Introduction
Literature of Missionaries in the Nineteenth Century
The writings produced by Christian missionaries of the nineteenth century are a vast and diverse body of texts made up of tracts, letters, journals, memoirs, and anthropological descriptions. Missionaries worked around the world, reaching out to those they saw as potential converts to their faith, primarily non-whites of Africa and South and East Asia. The Church of England founded its first missionary organization, the Society for the Propagation of the Gospel, in the early eighteenth century. The London Missionary Society, a joint effort of the Anglican, Presbyterian, and Independent Churches, formed in 1795 as the Missionary Society, adding London to its name in 1818. Methodists, Congregationalists, and Baptists all formed their own missionary societies in the late eighteenth and early nineteenth centuries. To some extent the history of English missionaries follows the history of colonialism, with activity peaking in the late nineteenth century and subsiding by the Second World War, when many European colonies gained independence. Like some English missionaries, many missionaries in America were inspired by the abolitionist movement. The American Missionary Association was formed in 1846 as an outgrowth of the defenders of the mutinous Africans aboard the slave ship La Amistad. Other American missionary organizations active in the nineteenth century include the American Board of Commissioners for Foreign Missions, the American Home Missionary Society, and the American Bible Society.

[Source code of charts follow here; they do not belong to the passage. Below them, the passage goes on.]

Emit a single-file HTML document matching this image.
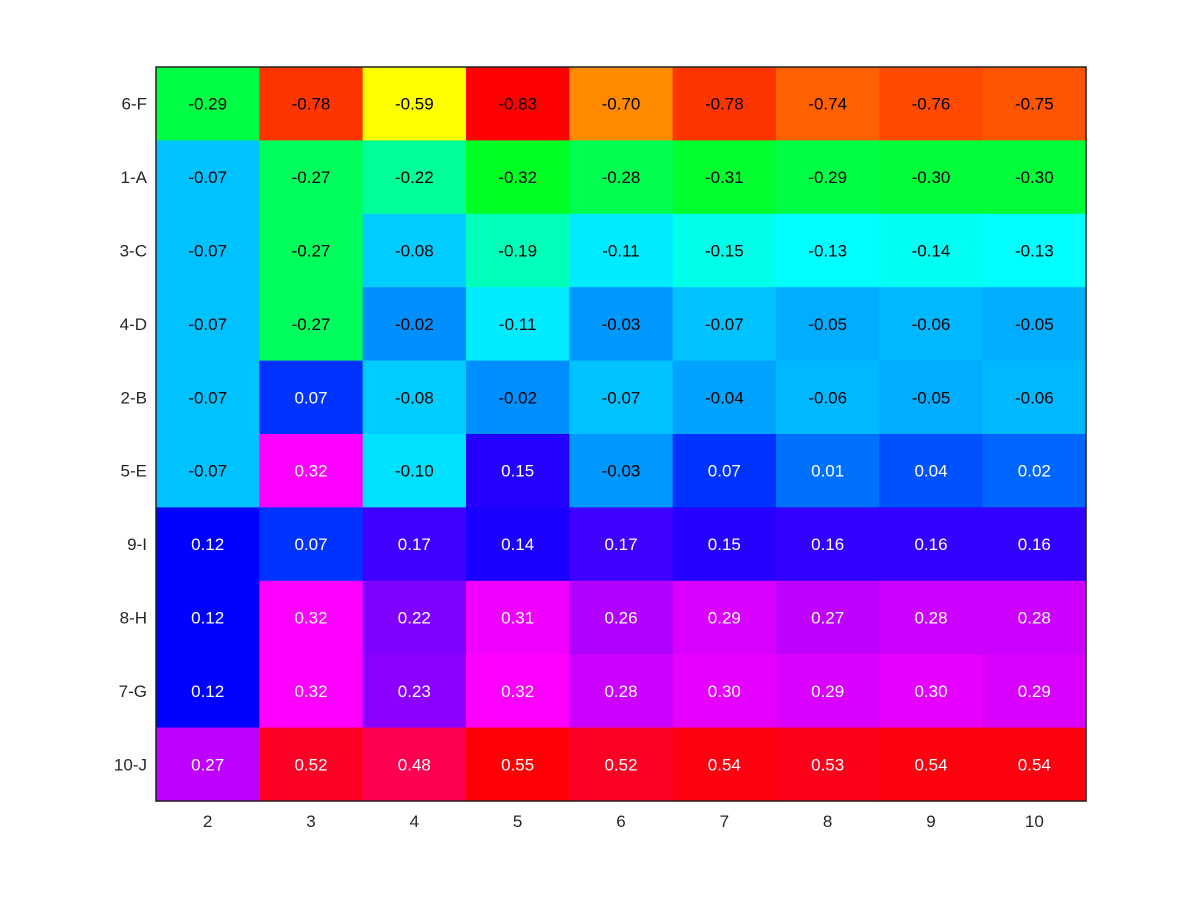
<!DOCTYPE html>
<html><head><meta charset="utf-8"><style>
body{margin:0;background:#fff;}
svg text{font-family:"Liberation Sans",sans-serif;}
</style></head><body>
<svg id="chart" width="1200" height="900" xmlns="http://www.w3.org/2000/svg">
<rect width="1200" height="900" fill="#fff"/>
<g id="cells"></g>
<g id="labels"></g>
<rect x="156" y="67" width="930" height="734" fill="none" stroke="#222" stroke-width="1.5"/>
</svg>
<script>
const xCategories = ["2","3","4","5","6","7","8","9","10"];
const yCategories = ["6-F","1-A","3-C","4-D","2-B","5-E","9-I","8-H","7-G","10-J"];
const rowF = [-0.29,-0.78,-0.59,-0.83,-0.70,-0.78,-0.74,-0.76,-0.75];
const rowA = [-0.07,-0.27,-0.22,-0.32,-0.28,-0.31,-0.29,-0.30,-0.30];
const rowC = [-0.07,-0.27,-0.08,-0.19,-0.11,-0.15,-0.13,-0.14,-0.13];
const rowD = [-0.07,-0.27,-0.02,-0.11,-0.03,-0.07,-0.05,-0.06,-0.05];
const rowB = [-0.07,0.07,-0.08,-0.02,-0.07,-0.04,-0.06,-0.05,-0.06];
const rowE = [-0.07,0.32,-0.10,0.15,-0.03,0.07,0.01,0.04,0.02];
const rowI = [0.12,0.07,0.17,0.14,0.17,0.15,0.16,0.16,0.16];
const rowH = [0.12,0.32,0.22,0.31,0.26,0.29,0.27,0.28,0.28];
const rowG = [0.12,0.32,0.23,0.32,0.28,0.30,0.29,0.30,0.29];
const rowJ = [0.27,0.52,0.48,0.55,0.52,0.54,0.53,0.54,0.54];
const values = [rowF,rowA,rowC,rowD,rowB,rowE,rowI,rowH,rowG,rowJ];

const NS="http://www.w3.org/2000/svg";
const X0=156,Y0=67,W=930,H=734;
const cw=W/xCategories.length, ch=H/yCategories.length;
const xPos=i=>X0+i*cw, yPos=j=>Y0+j*ch;
// colormap anchors (value fraction of range -> hue)
const cmapStops=[[-0.83,0],[-0.59,60],[-0.32,128],[-0.13,180],[0.12,240],[0.32,300],[0.55,359]];
function color(v){
  let h=cmapStops[0][1];
  if(v>=cmapStops[cmapStops.length-1][0]) h=cmapStops[cmapStops.length-1][1];
  else for(let k=0;k<cmapStops.length-1;k++){const a=cmapStops[k],b=cmapStops[k+1];
    if(v>=a[0]&&v<=b[0]){h=a[1]+(v-a[0])/(b[0]-a[0])*(b[1]-a[1]);break;}}
  return `hsl(${h},100%,50%)`;
}
const cells=document.getElementById('cells'), labels=document.getElementById('labels');
values.forEach((row,j)=>row.forEach((v,i)=>{
  const r=document.createElementNS(NS,'rect');
  
  
  r.setAttribute('x',xPos(i));r.setAttribute('y',yPos(j));
  r.setAttribute('width',cw+0.6);r.setAttribute('height',ch+0.6);
  r.setAttribute('fill',color(v));cells.appendChild(r);
  const t=document.createElementNS(NS,'text');
  
  
  t.setAttribute('x',xPos(i)+cw/2);t.setAttribute('y',yPos(j)+ch/2+6);
  t.setAttribute('text-anchor','middle');t.setAttribute('font-size','17');
  t.setAttribute('fill',v<0?'#000':'#fff');t.textContent=v.toFixed(2);labels.appendChild(t);
}));
xCategories.forEach((c,i)=>{
  const t=document.createElementNS(NS,'text');
  
  
  t.setAttribute('x',xPos(i)+cw/2);t.setAttribute('y',827);
  t.setAttribute('text-anchor','middle');t.setAttribute('font-size','17');t.setAttribute('fill','#262626');
  t.textContent=c;labels.appendChild(t);
});
yCategories.forEach((c,j)=>{
  const t=document.createElementNS(NS,'text');
  
  
  t.setAttribute('x',147);t.setAttribute('y',yPos(j)+ch/2+6);
  t.setAttribute('text-anchor','end');t.setAttribute('font-size','17');t.setAttribute('fill','#262626');
  t.textContent=c;labels.appendChild(t);
});
</script>
</body></html>
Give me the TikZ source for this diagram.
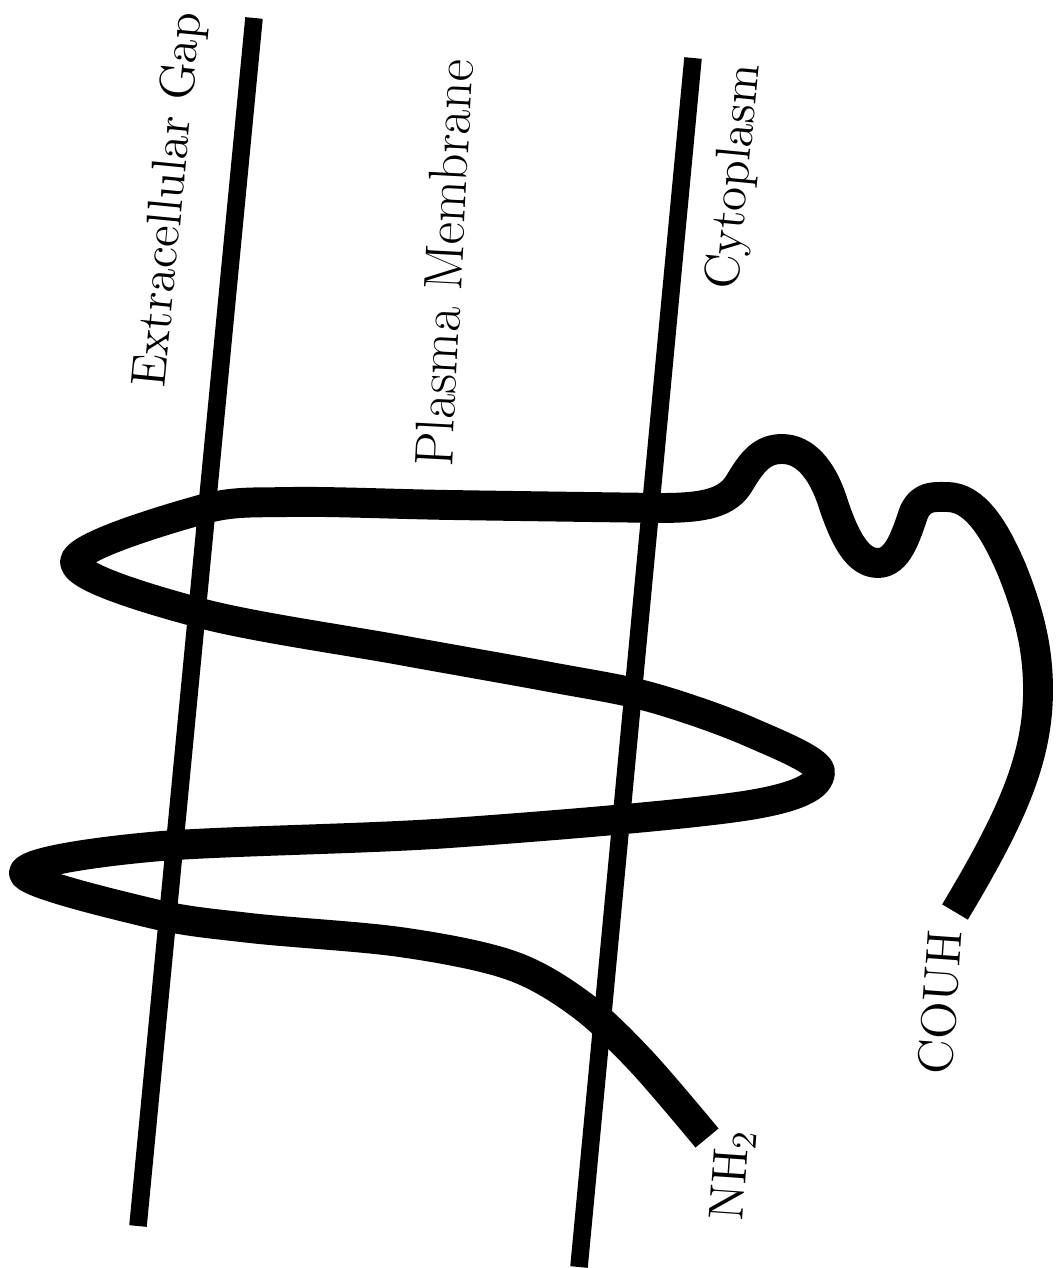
\documentclass[tikz,border=0pt]{standalone}
\usetikzlibrary{positioning}

\begin{document}
\begin{tikzpicture}[
    x=0.01cm, y=-0.01cm,
    membrane/.style={line width=5pt},
    chain/.style={line width=8.5pt, line join=round},
    region/.style={font=\fontsize{14}{16}\selectfont, inner sep=0pt}
]
\useasboundingbox (0,0) rectangle (1063,1268);

% the two faces of the membrane
\coordinate (outTop) at (254,18);
\coordinate (outBot) at (138,1226);
\coordinate (inTop) at (693,58);
\coordinate (inBot) at (579,1267);
\draw[membrane] (outTop) -- (outBot);
\draw[membrane] (inTop) -- (inBot);

% region labels
\node[region, rotate=84.5] (extra) at (170,200) {Extracellular Gap};
\node[region, rotate=87, font=\fontsize{15.5}{17}\selectfont] (plasma) at (444,263) {Plasma Membrane};
\node[region, rotate=84.5] (cyto) at (736,177) {Cytoplasm};

% the protein chain, N end to C end
\coordinate (nterm) at (707,1138);
\coordinate (cterm) at (955,912);
\draw[chain] plot[smooth, tension=0.55] coordinates {
    (707,1138) (640,1060) (580,1004) (510,965) (400,942)
    (250,928) (150,913) (24,873)
    (150,847) (450,833) (750,805) (820,772)
    (750,732) (650,697) (550,677) (400,650) (200,613) (75,562)
    (200,510) (290,502) (450,505) (660,508)}
    .. controls (705,508) and (728,503) .. (740,482)
    .. controls (752,462) and (762,449) .. (782,449)
    .. controls (805,449) and (822,470) .. (832,500)
    .. controls (845,540) and (858,563) .. (878,563)
    .. controls (898,563) and (906,535) .. (914,512)
    .. controls (922,495) and (935,497) .. (947,497)
    .. controls (975,497) and (995,530) .. (1012,570)
    .. controls (1030,615) and (1038,650) .. (1038,690)
    .. controls (1038,760) and (1010,820) .. (cterm);

% chain ends
\node[region, rotate=86] (amino) at (733,1175) {NH$_2$};
\node[region, rotate=86] (carboxyl) at (940,1002) {COUH};
\end{tikzpicture}
\end{document}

In addition to evangelizing, missionaries performed important cultural work at home and abroad. As some of the first whites to visit the remote areas of other continents, missionaries were often considered heroes at home, and their accounts of adventures in strange lands were widely read. Missionaries' depictions of the people they encountered were generally accepted as authoritative and provided the basis for Western understandings of racial and cultural difference. Opinions varied widely on the reasons for the apparent superiority of whites to darker people, although that superiority was almost always assumed. Missionaries who acted as the earliest ethnographers—a science just emerging in the nineteenth century—offered descriptions of native behavior and intelligence that at times supported and at other times contradicted the assumption that non-whites were biologically inferior. In some cases, the sympathy of the missionaries, mixed with a desire to maintain a sense of difference, created an attitude of paternalism, or the obligation of the civilized Christian to raise up his heathen brethren from their current infantile state. Civilization, or “culture,” was thought to develop along a single, continuous path: Africans, Indians, and Native Americans had not progressed as far as Europeans along this continuum, but with the assistance of Christianity they could fulfill their human potential. Many scholars suggest that although missionaries sometimes argued for the eventual assimilation of non-whites into Western society, the ethnographies they produced often drew clear distinctions between white Christians and the “Others” they described. Considerable critical attention has been given to the missionaries conception of the “Other,” meaning virtually any non-white outside the Euro-American cultural network, and how the resulting dichotomy between those within and outside the cultural paradigm reflects on both groups. As another aspect of spreading civilization, missionaries paved the way for greater trade and other forms of economic relations. Among the proponents of “Christianity and commerce” was David Livingstone, perhaps the best known of nineteenth-century missionaries. The promotion of an ideological confluence between economics and religion was short-lived, but the movement has proven to be useful to critics studying the intersection of imperialistic, religious, and economic impulses in colonial cultures.
Missionary work offered special opportunities to women who were otherwise quite restricted. Such an opportunity was offered to the title character in Charlotte Brontë's Jane Eyre: St. John Rivers offers to marry her and take her to work in India where several missionary wives had worked to advance the cause of women's education. Married women who accompanied their missionary husbands found that they had easier access to native women than their male counterparts, especially when cultural taboos or traditions limited social interaction between women and men outside their families. Women in China, for example, were strictly forbidden to discuss Christianity with men. Single women were eventually considered for missionary work as well. Early colleges for women, such as Mount Holyoke Seminary, sent young women to Turkey, India, China, South Africa, Hawaii, and Persia, though they were considered assistant missionaries by formal organizations until 1900. The accounts of female missionaries reveal a variety of perspectives on their role in bringing Christianity to other cultures. For some women, modeling a Christian family life and fulfilling the traditional roles of a wife and mother were an important part of their work. Many, however, suggested openly that the path of the missionary would allow them to advance the status of women not only in the countries they visited but also in their homelands. Letters from such missionaries often depict native women in the most degrading circumstances, reduced to prostitution as a result of their forced ignorance or slavery. While the authors of these letters thank God for their freedoms in Western civilization, they also acknowledge that some of these freedoms are available only through missionary life.